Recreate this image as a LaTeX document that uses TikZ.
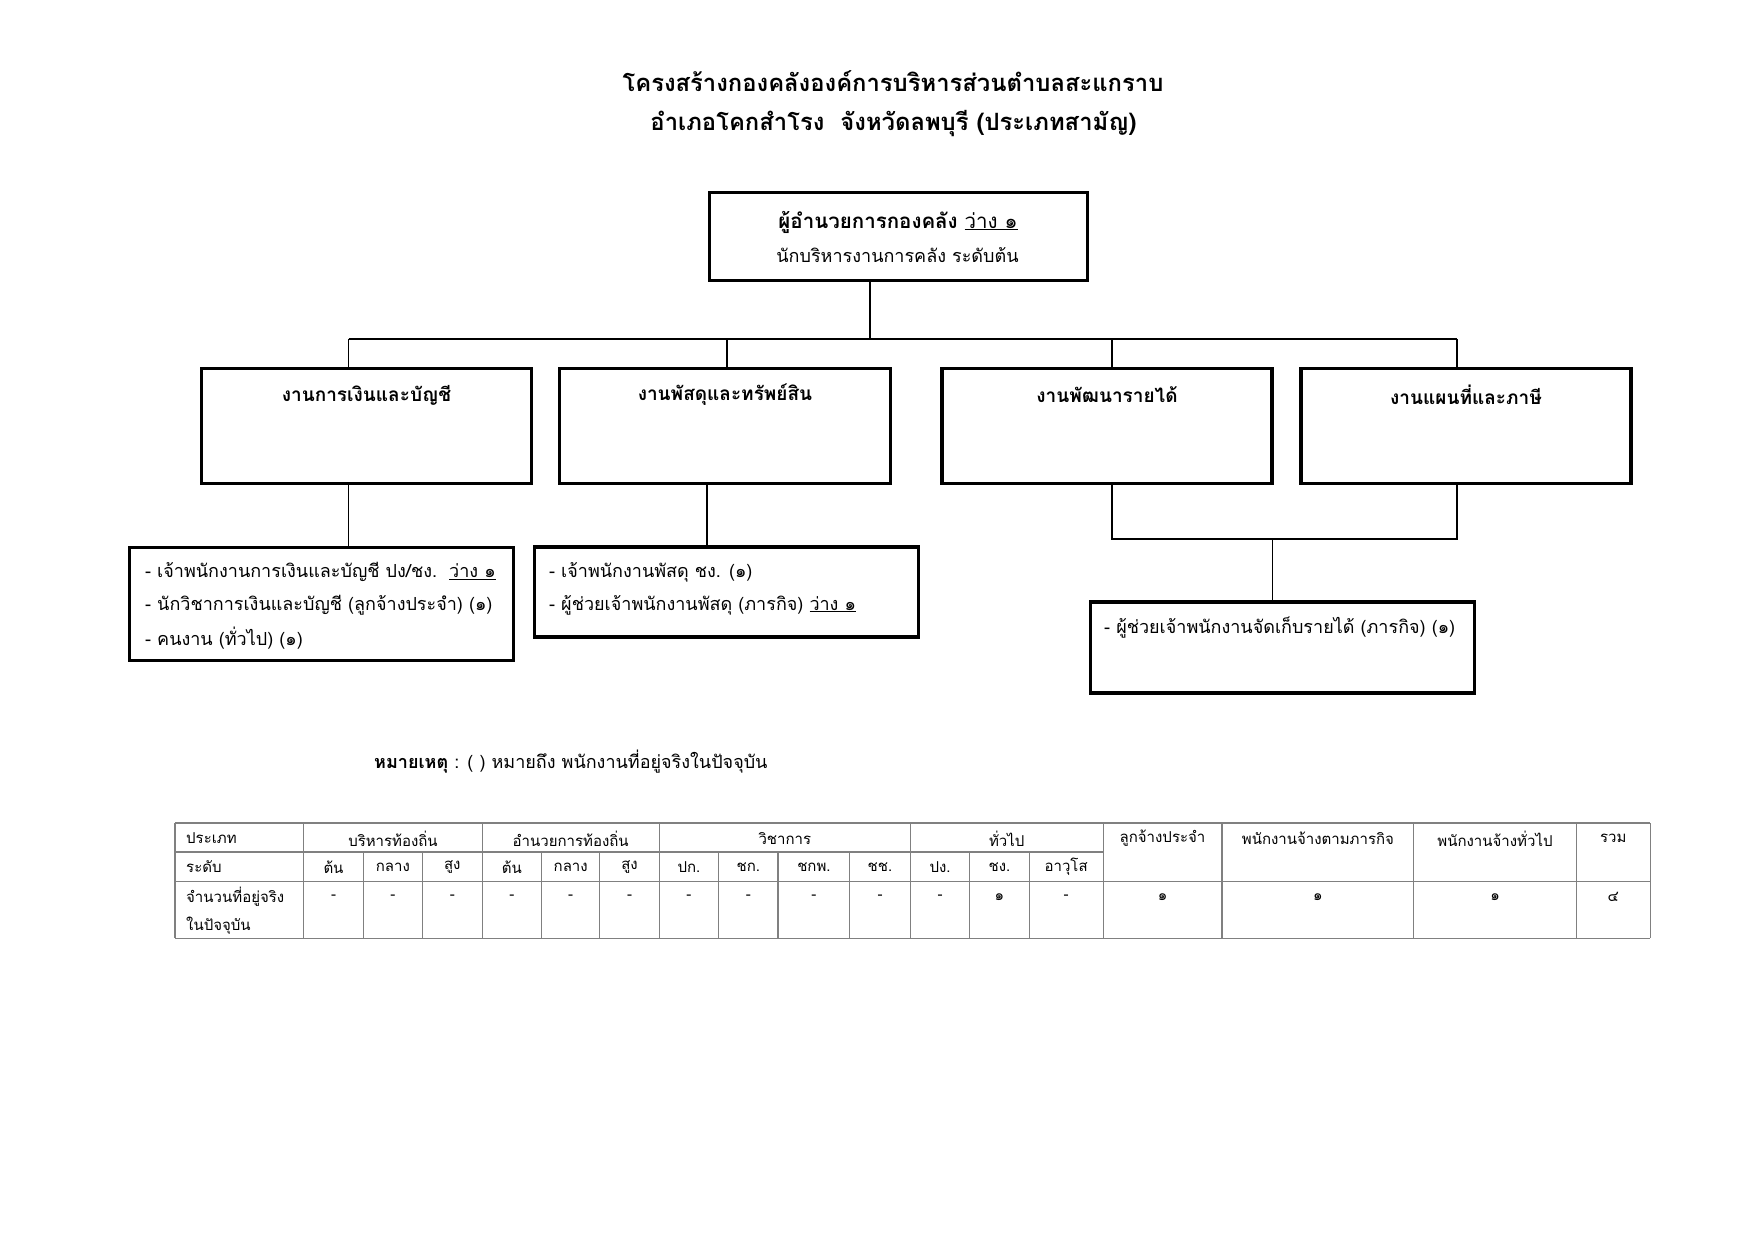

---

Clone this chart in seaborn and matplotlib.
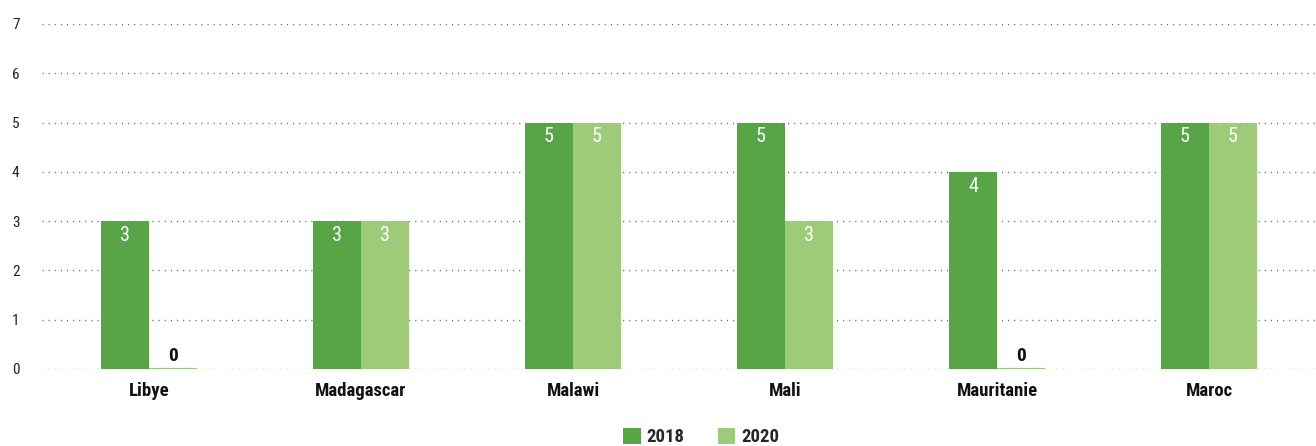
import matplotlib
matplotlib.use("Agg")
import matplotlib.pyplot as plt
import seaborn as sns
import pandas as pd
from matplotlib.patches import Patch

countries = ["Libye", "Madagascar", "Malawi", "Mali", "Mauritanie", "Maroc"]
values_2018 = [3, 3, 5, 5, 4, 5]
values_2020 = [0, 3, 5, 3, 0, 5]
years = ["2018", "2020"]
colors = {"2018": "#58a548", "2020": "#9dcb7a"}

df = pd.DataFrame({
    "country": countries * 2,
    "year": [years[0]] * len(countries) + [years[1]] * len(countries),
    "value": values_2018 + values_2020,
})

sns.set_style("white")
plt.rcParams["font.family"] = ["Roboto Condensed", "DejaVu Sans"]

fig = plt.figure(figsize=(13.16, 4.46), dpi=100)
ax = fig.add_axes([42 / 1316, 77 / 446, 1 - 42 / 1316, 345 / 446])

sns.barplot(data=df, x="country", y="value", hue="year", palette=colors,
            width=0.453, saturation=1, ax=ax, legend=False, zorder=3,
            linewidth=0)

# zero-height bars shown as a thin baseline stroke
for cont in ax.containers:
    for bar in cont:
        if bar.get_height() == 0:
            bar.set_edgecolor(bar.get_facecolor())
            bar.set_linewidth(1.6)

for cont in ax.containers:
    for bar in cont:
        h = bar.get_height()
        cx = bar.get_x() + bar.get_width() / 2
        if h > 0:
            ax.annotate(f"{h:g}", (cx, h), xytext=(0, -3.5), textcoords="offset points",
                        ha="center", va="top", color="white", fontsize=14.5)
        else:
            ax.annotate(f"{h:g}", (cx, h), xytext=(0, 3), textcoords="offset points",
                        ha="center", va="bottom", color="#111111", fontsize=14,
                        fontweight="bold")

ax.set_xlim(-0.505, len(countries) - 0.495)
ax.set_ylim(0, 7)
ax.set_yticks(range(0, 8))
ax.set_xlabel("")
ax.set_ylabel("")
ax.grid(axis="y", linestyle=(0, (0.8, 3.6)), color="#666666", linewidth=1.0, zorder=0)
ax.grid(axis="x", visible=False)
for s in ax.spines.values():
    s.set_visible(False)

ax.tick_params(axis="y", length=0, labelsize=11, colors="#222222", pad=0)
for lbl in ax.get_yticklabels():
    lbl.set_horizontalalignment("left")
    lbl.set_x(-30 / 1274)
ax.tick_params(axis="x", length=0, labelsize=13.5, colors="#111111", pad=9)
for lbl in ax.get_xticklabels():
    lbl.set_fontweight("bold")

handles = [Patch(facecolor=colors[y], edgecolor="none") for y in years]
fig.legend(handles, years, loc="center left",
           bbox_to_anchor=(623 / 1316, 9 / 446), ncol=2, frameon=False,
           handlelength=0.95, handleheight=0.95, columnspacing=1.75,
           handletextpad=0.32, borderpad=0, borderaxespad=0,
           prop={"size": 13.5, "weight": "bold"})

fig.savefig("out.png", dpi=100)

- [EXERCISE INSTRUCTIONS]: Return the material from the line containing "Clone this chart in seaborn and matplotlib." through the line containing "from matplotlib.patches import Patch", exactly and in full, but without its pictures.

- [TASK ANSWER]:
Clone this chart in seaborn and matplotlib.
import matplotlib
matplotlib.use("Agg")
import matplotlib.pyplot as plt
import seaborn as sns
import pandas as pd
from matplotlib.patches import Patch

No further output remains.